- Exercise directions: Print the lines starting at the line containing "Emit a Python" and ending at the line containing "from matplotlib.lines import Line2D", exactly and in full, without the pictures.

- Extracted data:

──────────────────────────────

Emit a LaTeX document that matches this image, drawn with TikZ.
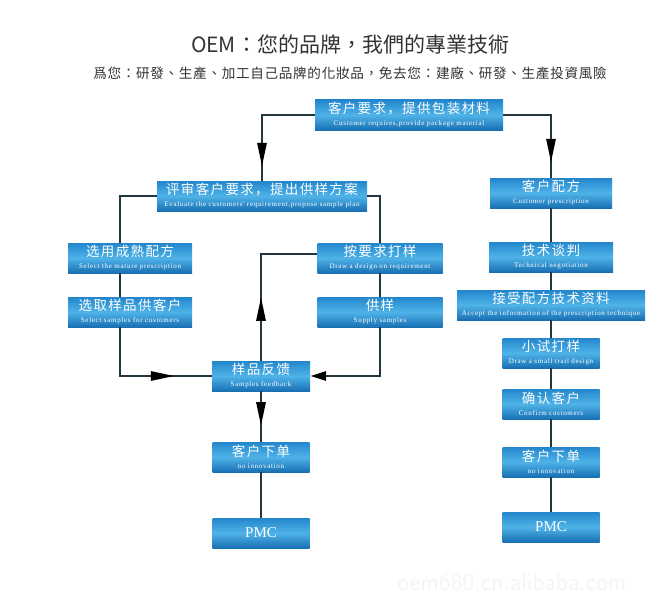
\documentclass[tikz,border=0pt]{standalone}
\usepackage{fontspec}
\setmainfont{Liberation Serif}
\newfontfamily\cn[LetterSpace=10]{Noto Sans CJK SC}
\newfontfamily\tc{Noto Sans CJK TC}
\newfontfamily\tcsp[LetterSpace=5]{Noto Sans CJK TC}
\newfontfamily\ensmall[LetterSpace=10]{Liberation Serif}
\usetikzlibrary{arrows.meta,decorations.markings}
\definecolor{boxtop}{HTML}{2386CC}
\definecolor{boxmid}{HTML}{4FB3E8}
\definecolor{boxbot}{HTML}{1870B3}
\definecolor{linec}{HTML}{22363F}
\definecolor{titlec}{HTML}{333333}
\newcommand{\en}[1]{\\[-2pt]{\ensmall\fontsize{7}{7.5}\selectfont #1}}
\tikzset{
  box/.style={rectangle, inner sep=0pt, minimum height=30pt,
    top color=boxtop, bottom color=boxbot, middle color=boxmid,
    text=white, align=center, font=\cn\fontsize{13.5}{14}\selectfont},
  pmcbox/.style={box, font=\fontsize{15}{15}\selectfont},
  conn/.style={line width=2.8pt, draw=linec},
  midarrow/.style={postaction={decorate}, decoration={markings,
    mark=at position #1 with {\arrow{Triangle[length=24pt,width=9pt,color=black]}}}},
  endarrow/.style={-{Triangle[length=16pt,width=9pt,color=black]}}
}
\begin{document}
\begin{tikzpicture}[x=1pt,y=-1pt]
\useasboundingbox (0,0) rectangle (668,615);
\fill[white] (0,0) rectangle (668,615);
% titles
\node[font=\tc\fontsize{21}{21}\selectfont, text=titlec] (title) at (350,45) {OEM：您的品牌，我們的專業技術};
\node[font=\tcsp\fontsize{13.6}{14}\selectfont, text=titlec] (subtitle) at (350,73) {爲您：研發、生產、加工自己品牌的化妝品，免去您：建廠、研發、生產投資風險};
% boxes
\node[box, minimum width=188pt] (top) at (409,115) {客户要求，提供包装材料\en{Customer requires,provide package material}};
\node[box, minimum width=210pt] (eval) at (262,196) {评审客户要求，提出供样方案\en{Evaluate the customers' requirement,propose sample plan}};
\node[box, minimum width=122pt] (cp) at (551,193) {客户配方\en{Customer prescription}};
\node[box, minimum width=124pt] (mat) at (130,258) {选用成熟配方\en{Select the mature prescription}};
\node[box, minimum width=125pt] (dr) at (380,258) {按要求打样\en{Draw a design on requirement}};
\node[box, minimum width=124pt] (sel) at (130,312) {选取样品供客户\en{Select samples for customers}};
\node[box, minimum width=125pt] (sup) at (380,312) {供样\en{Supply samples}};
\node[box, minimum width=124pt] (tech) at (551,257) {技术谈判\en{Technical negotiation}};
\node[box, minimum width=188pt] (acc) at (551,305) {接受配方技术资料\en{Accept the information of the prescription technique}};
\node[box, minimum width=98pt] (fb) at (261,376) {样品反馈\en{Samples feedback}};
\node[box, minimum width=97pt] (trial) at (551,353) {小试打样\en{Draw a small trail design}};
\node[box, minimum width=97pt] (conf) at (551,404) {确认客户\en{Confirm customers}};
\node[box, minimum width=97pt] (ordR) at (551,462) {客户下单\en{no innovation}};
\node[box, minimum width=97pt] (ordL) at (261,457) {客户下单\en{no innovation}};
\node[pmcbox, minimum width=97pt] (pmcL) at (261,533) {PMC};
\node[pmcbox, minimum width=97pt] (pmcR) at (551,527) {PMC};
% watermark
\node[font=\fontsize{25}{25}\selectfont\sffamily, text=black!4] (wm) at (512,582) {oem680.cn.alibaba.com};
% connectors
\draw[conn, midarrow=-14pt] (top.west) -| (eval.north);
\draw[conn, midarrow=-15pt] (top.east) -| (cp.north);
\draw[conn] (eval.east) -| (dr.north);
\draw[conn] (eval.west) -| ([xshift=-10pt]mat.north);
\draw[conn] ([xshift=-10pt]mat.south) -- ([xshift=-10pt]sel.north);
\draw[conn, midarrow=-37pt] ([xshift=-10pt]sel.south) |- (fb.west);
\draw[conn] (dr.south) -- (sup.north);
\draw[conn, endarrow] (sup.south) |- (fb.east);
\draw[conn, midarrow=64pt] (fb.north) |- ([yshift=4pt]dr.west);
\draw[conn, midarrow=35pt] (fb.south) -- (ordL.north);
\draw[conn] (ordL.south) -- (pmcL.north);
\draw[conn] (cp.south) -- (tech.north);
\draw[conn] (tech.south) -- (acc.north);
\draw[conn] (acc.south) -- (trial.north);
\draw[conn] (trial.south) -- (conf.north);
\draw[conn] (conf.south) -- (ordR.north);
\draw[conn] (ordR.south) -- (pmcR.north);
\end{tikzpicture}
\end{document}
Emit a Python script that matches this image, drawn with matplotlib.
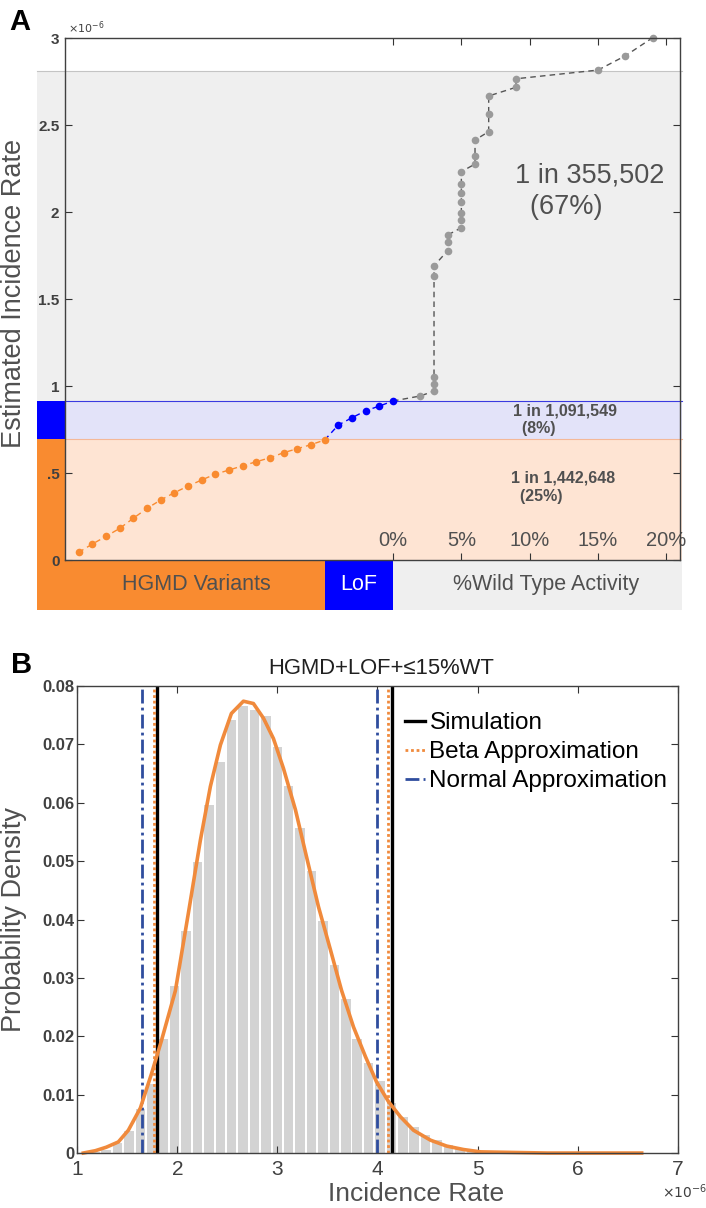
import numpy as np
import matplotlib.pyplot as plt
from matplotlib.patches import Rectangle
from matplotlib.lines import Line2D

plt.rcParams['font.family'] = ['Liberation Sans', 'DejaVu Sans']

# ---------------- Panel A data (x = % wild type activity, y = x1e-6) ----------------
hgmd_x = [-23, -22, -21, -20, -19, -18, -17, -16, -15, -14, -13, -12, -11, -10, -9, -8, -7, -6, -5]
hgmd_y = [0.044, 0.092, 0.136, 0.182, 0.240, 0.297, 0.345, 0.387, 0.425, 0.460,
          0.494, 0.517, 0.542, 0.565, 0.588, 0.617, 0.640, 0.663, 0.690]
lof_x = [-4, -3, -2, -1, 0]
lof_y = [0.776, 0.818, 0.858, 0.885, 0.914]
wt_x = [2, 3, 3, 3, 3, 3, 4, 4, 4, 5, 5, 5, 5, 5, 5, 5, 6, 6, 6, 7, 7, 7, 9, 9, 15, 17, 19]
wt_y = [0.943, 0.971, 1.011, 1.054, 1.634, 1.691, 1.778, 1.826, 1.868, 1.910, 1.952,
        1.996, 2.059, 2.111, 2.163, 2.232, 2.276, 2.322, 2.414, 2.462, 2.561, 2.667,
        2.717, 2.766, 2.816, 2.898, 3.002]
band_tops = [0.693, 0.916, 2.813]
band_text = ['1 in 1,442,648\n  (25%)', '1 in 1,091,549\n  (8%)', '1 in 355,502\n  (67%)']
pct_ticks = [0, 5, 10, 15, 20]
pct_labels = ['0%', '5%', '10%', '15%', '20%']
a_yticks = [0, 0.5, 1, 1.5, 2, 2.5, 3]
a_ylabels = ['0', '.5', '1', '1.5', '2', '2.5', '3']

# ---------------- Panel B data (x1e-6) ----------------
bin_centers = [1.175, 1.289, 1.403, 1.517, 1.631, 1.745, 1.859, 1.973, 2.087, 2.201,
               2.315, 2.429, 2.543, 2.657, 2.771, 2.885, 2.999, 3.113, 3.227, 3.341,
               3.455, 3.569, 3.683, 3.797, 3.911, 4.025, 4.139, 4.253, 4.367, 4.481,
               4.595, 4.709, 4.823, 4.937, 5.051, 5.165, 5.279, 5.393]
bin_heights = [0.0002, 0.0006, 0.0017, 0.0038, 0.0075, 0.0119, 0.0196, 0.0286, 0.0381, 0.0498,
               0.0596, 0.0670, 0.0742, 0.0765, 0.0759, 0.0749, 0.0696, 0.0629, 0.0556, 0.0483,
               0.0397, 0.0322, 0.0264, 0.0196, 0.0154, 0.0123, 0.0086, 0.0062, 0.0045, 0.0031,
               0.0023, 0.0014, 0.0008, 0.0005, 0.0003, 0.0002, 0.0001, 0.0001]
beta_x = [1.06, 1.18, 1.29, 1.41, 1.51, 1.63, 1.74, 1.84, 1.98, 2.11, 2.23, 2.33, 2.43,
          2.54, 2.66, 2.76, 2.86, 2.96, 3.06, 3.18, 3.29, 3.41, 3.53, 3.64, 3.76, 3.88,
          3.99, 4.11, 4.23, 4.36, 4.53, 4.69, 4.86, 5.03, 5.36, 5.70, 6.00, 6.64]
beta_y = [0.0, 0.0004, 0.0010, 0.0019, 0.0039, 0.0077, 0.0135, 0.0192, 0.0278, 0.0411,
          0.0536, 0.0628, 0.0699, 0.0753, 0.0774, 0.0770, 0.0745, 0.0710, 0.0659, 0.0588,
          0.0508, 0.0422, 0.0348, 0.0279, 0.0216, 0.0165, 0.0122, 0.0088, 0.0062, 0.0039,
          0.0022, 0.0012, 0.0006, 0.0002, 0.0001, 0.0, 0.0, 0.0]
sim_ci = [1.795, 4.142]
beta_ci = [1.768, 4.108]
normal_ci = [1.644, 3.993]
b_yticks = [0, 0.01, 0.02, 0.03, 0.04, 0.05, 0.06, 0.07, 0.08]
b_ylabels = ['0', '0.01', '0.02', '0.03', '0.04', '0.05', '0.06', '0.07', '0.08']
b_xticks = [1, 2, 3, 4, 5, 6, 7]

# colores
naranja = '#F98B30'
naranja_claro = '#FEE4D3'
azul = '#0000FF'
azul_claro = '#E3E3F9'
gris_claro = '#EFEFEF'
gris_txt = '#505050'

fig = plt.figure(figsize=(7.06, 12.08), dpi=100)

# ================= Panel A =================
axA = fig.add_axes([0.0921, 0.5364, 0.8711, 0.4321])
x0, x1 = -24, 21
xl, xr = -26.05, 21.15
strip_h = 0.287

# bandas
axA.add_patch(Rectangle((x0, 0), xr - x0, band_tops[0], color=naranja_claro, lw=0, clip_on=False, zorder=0))
axA.add_patch(Rectangle((x0, band_tops[0]), xr - x0, band_tops[1] - band_tops[0], color=azul_claro, lw=0, clip_on=False, zorder=0))
axA.add_patch(Rectangle((xl, band_tops[1]), xr - xl, band_tops[2] - band_tops[1], color=gris_claro, lw=0, clip_on=False, zorder=0))
# franja izquierda
axA.add_patch(Rectangle((xl, 0), x0 - xl, band_tops[0], color=naranja, lw=0, clip_on=False, zorder=0))
axA.add_patch(Rectangle((xl, band_tops[0]), x0 - xl, band_tops[1] - band_tops[0], color=azul, lw=0, clip_on=False, zorder=0))
# franja inferior
axA.add_patch(Rectangle((xl, -strip_h), hgmd_x[-1] - xl, strip_h, color=naranja, lw=0, clip_on=False, zorder=0))
axA.add_patch(Rectangle((hgmd_x[-1], -strip_h), lof_x[-1] - hgmd_x[-1], strip_h, color=azul, lw=0, clip_on=False, zorder=0))
axA.add_patch(Rectangle((lof_x[-1], -strip_h), xr - lof_x[-1], strip_h, color=gris_claro, lw=0, clip_on=False, zorder=0))

axA.plot([x0, xr], [band_tops[0]] * 2, color='#F4B898', lw=0.8, clip_on=False, zorder=1)
axA.plot([x0, xr], [band_tops[1]] * 2, color='#3A3AE0', lw=0.8, clip_on=False, zorder=1)
axA.plot([xl, xr], [band_tops[2]] * 2, color='#C4C4C4', lw=0.8, clip_on=False, zorder=1)

# puntos y lineas
axA.plot(hgmd_x, hgmd_y, '--', color=naranja, lw=1, dashes=(4, 3), zorder=2)
axA.plot([hgmd_x[-1]] + lof_x, [hgmd_y[-1]] + lof_y, '--', color=azul, lw=1, dashes=(4, 3), zorder=2)
axA.plot([lof_x[-1]] + wt_x, [lof_y[-1]] + wt_y, '--', color='#555555', lw=1, dashes=(4, 3), zorder=2, clip_on=False)
axA.plot(hgmd_x, hgmd_y, 'o', color=naranja, ms=5.5, mec='none', zorder=3)
axA.plot(lof_x, lof_y, 'o', color=azul, ms=5.5, mec='none', zorder=3)
axA.plot(wt_x, wt_y, 'o', color='#9A9A9A', ms=5.5, mec='none', zorder=3, clip_on=False)

axA.text(8.6, 0.417, band_text[0], fontsize=11.5, fontweight='bold', color=gris_txt, ha='left', va='center', linespacing=1.25)
axA.text(8.75, 0.807, band_text[1], fontsize=11.5, fontweight='bold', color=gris_txt, ha='left', va='center', linespacing=1.25)
axA.text(8.9, 2.12, band_text[2], fontsize=19.5, color=gris_txt, ha='left', va='center', linespacing=1.3)

axA.text(-14.4, -strip_h / 2, 'HGMD Variants', fontsize=15.5, color=gris_txt, ha='center', va='center')
axA.text(-2.5, -strip_h / 2, 'LoF', fontsize=15.5, color='white', ha='center', va='center')
axA.text(11.2, -strip_h / 2, '%Wild Type Activity', fontsize=15.5, color=gris_txt, ha='center', va='center')

axA.set_xlim(x0, x1)
axA.set_ylim(0, 3)
axA.set_xticks(pct_ticks)
axA.set_xticklabels(pct_labels)
axA.set_yticks(a_yticks)
axA.set_yticklabels(a_ylabels, fontweight='bold')
axA.tick_params(axis='x', direction='in', top=True, bottom=True, length=5, pad=-21,
                labelsize=14.5, labelcolor=gris_txt, color='#333333')
axA.tick_params(axis='y', direction='in', left=True, right=True, length=5, pad=4,
                labelsize=11, labelcolor='#404040', color='#333333')
axA.set_facecolor('none')
for s in axA.spines.values():
    s.set_color('#404040')
    s.set_linewidth(1)
    s.set_zorder(4)

fig.text(14 / 706, 1 - 293 / 1208, 'Estimated Incidence Rate', rotation=90, fontsize=19.5,
         color=gris_txt, ha='center', va='center')
fig.text(68 / 706, 1 - 28 / 1208, r'$\times10^{-6}$', fontsize=8, color='#404040', ha='left', va='center')
fig.text(9 / 706, 1 - 8 / 1208, 'A', fontsize=21, fontweight='bold', ha='left', va='top')

# ================= Panel B =================
axB = fig.add_axes([0.1095, 0.0455, 0.8504, 0.3866])
axB.bar(bin_centers, bin_heights, width=0.095, color='#D3D3D3', lw=0, zorder=1)
axB.axvline(sim_ci[0], color='black', lw=2.4, zorder=2)
axB.axvline(sim_ci[1], color='black', lw=2.4, zorder=2)
axB.axvline(beta_ci[0], color='#F08A3C', lw=2, ls=(0, (1, 1)), zorder=2)
axB.axvline(beta_ci[1], color='#F08A3C', lw=2, ls=(0, (1, 1)), zorder=2)
axB.axvline(normal_ci[0], color='#2F4D9E', lw=2, ls=(0, (5, 1.5, 1, 1.5)), zorder=2)
axB.axvline(normal_ci[1], color='#2F4D9E', lw=2, ls=(0, (5, 1.5, 1, 1.5)), zorder=2)
axB.plot(beta_x, beta_y, color='#F08A3C', lw=2.6, zorder=3, clip_on=False)

handles = [Line2D([], [], color='black', lw=2.4),
           Line2D([], [], color='#F08A3C', lw=2, ls=(0, (1, 1))),
           Line2D([], [], color='#2F4D9E', lw=2, ls=(0, (5, 1.5, 1, 1.5)))]
axB.legend(handles, ['Simulation', 'Beta Approximation', 'Normal Approximation'],
           loc='upper left', bbox_to_anchor=(0.546, 0.944), frameon=False, fontsize=17.5,
           handlelength=0.8, handletextpad=0.2, labelspacing=0.29, borderpad=0, borderaxespad=0)

axB.set_xlim(1, 7)
axB.set_ylim(0, 0.08)
axB.set_xticks(b_xticks)
axB.set_yticks(b_yticks)
axB.set_yticklabels(b_ylabels, fontweight='bold')
axB.tick_params(axis='x', direction='in', top=True, bottom=True, length=5, pad=5,
                labelsize=15, labelcolor='#404040', color='#333333')
axB.tick_params(axis='y', direction='in', left=True, right=True, length=5, pad=2,
                labelsize=12, labelcolor='#404040', color='#333333')
for s in axB.spines.values():
    s.set_color('#404040')
    s.set_linewidth(1)
    s.set_zorder(4)

fig.text(381 / 706, 1 - 668 / 1208, 'HGMD+LOF+≤15%WT', fontsize=15.8, color='#202020', ha='center', va='center')
fig.text(14 / 706, 1 - 920 / 1208, 'Probability Density', rotation=90, fontsize=19.5,
         color=gris_txt, ha='center', va='center')
fig.text(416 / 706, 1 - 1194 / 1208, 'Incidence Rate', fontsize=19, color=gris_txt, ha='center', va='center')
fig.text(662 / 706, 1 - 1192 / 1208, r'$\times10^{-6}$', fontsize=10, color='#404040', ha='left', va='center')
fig.text(11 / 706, 1 - 651 / 1208, 'B', fontsize=21, fontweight='bold', ha='left', va='top')

fig.savefig('out.png', dpi=100)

──────────────────────────────

- Answer below:
Emit a Python script that matches this image, drawn with matplotlib.
import numpy as np
import matplotlib.pyplot as plt
from matplotlib.patches import Rectangle
from matplotlib.lines import Line2D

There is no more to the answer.